Wuhan, Feb 23: Ninety-seven more people died in China due to coronavirus, taking the death toll to 2,442, officials said on Sunday, as a team of WHO experts visited the worst-affected Wuhan city in Hubei province.

By the end of Saturday, a total of 2,442 people had died of the disease and 76,936 confirmed cases of novel coronavirus infection had been reported in 31 provincial-level regions, China's National Health Commission (NHC) said in its daily update on Sunday.

Ninety-six deaths were reported from Hubei province and one from Guangdong province on Saturday besides 648 new confirmed cases of coronavirus infections, it said.

Hubei province, where the virus first emerged in December last, reported 630 new confirmed cases, taking the total confirmed cases in the hard-hit province to 64,084, state-run Xinhua news agency reported.

The NHC also said China's daily number of newly cured and discharged novel coronavirus patients has surpassed that of new confirmed infections for the fifth consecutive day, indicating that cases of infections are coming down.

Saturday saw 2,230 people walk out of hospital after recovery, much higher than the number of the same day's new confirmed infections, which was 648, Xinhua reported.

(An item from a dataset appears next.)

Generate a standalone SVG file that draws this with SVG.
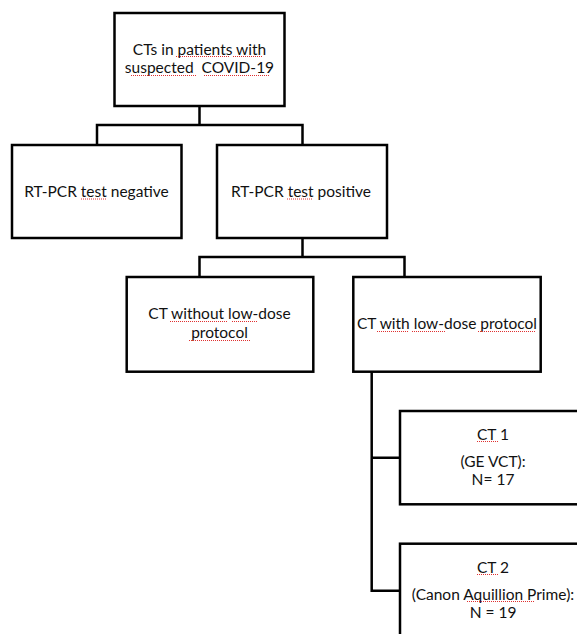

A total of 22,888 patients infected with the novel coronavirus had been discharged from hospital after recovery by the end of Saturday, NHC said.

Meanwhile, a team of public health experts from the World Health Organisation (WHO) visited Wuhan on Saturday to conduct a detailed probe about the virus which reportedly originated from a seafood market in the city in December last year.

The NHC said WHO experts along with their Chinese counterparts who formed a joint investigation team have held talks with the local health authority in Wuhan and visited relevant healthcare institutions.

The UN team comprises specialists from the United States, Germany, Japan, Nigeria, Russia, Singapore and South Korea, Hong-Kong based South China Morning Post reported.

The 12-member team, which arrived in China on Monday, was initially designated to visit only Beijing, Guangdong and Sichuan provinces, while the worst-affected Hubei province and its capital Wuhan were missing from the list.

However, the team was finally given permission to visit Wuhan by the Chinese government.

Besides controlling the spread of the virus, a major task for the WHO team along with their Chinese counterparts was to come up with standard medicine to cure the disease.

The NHC said on Saturday that the team had met top Chinese respiratory disease expert Zhong Nanshan in Guangdong, and visited the centre for disease control and prevention in Guangdong and the city of Shenzhen, and Sichuan.

The specialists also discussed quarantine measures, the wild animal trade and community prevention measures with their Chinese counterparts, it said.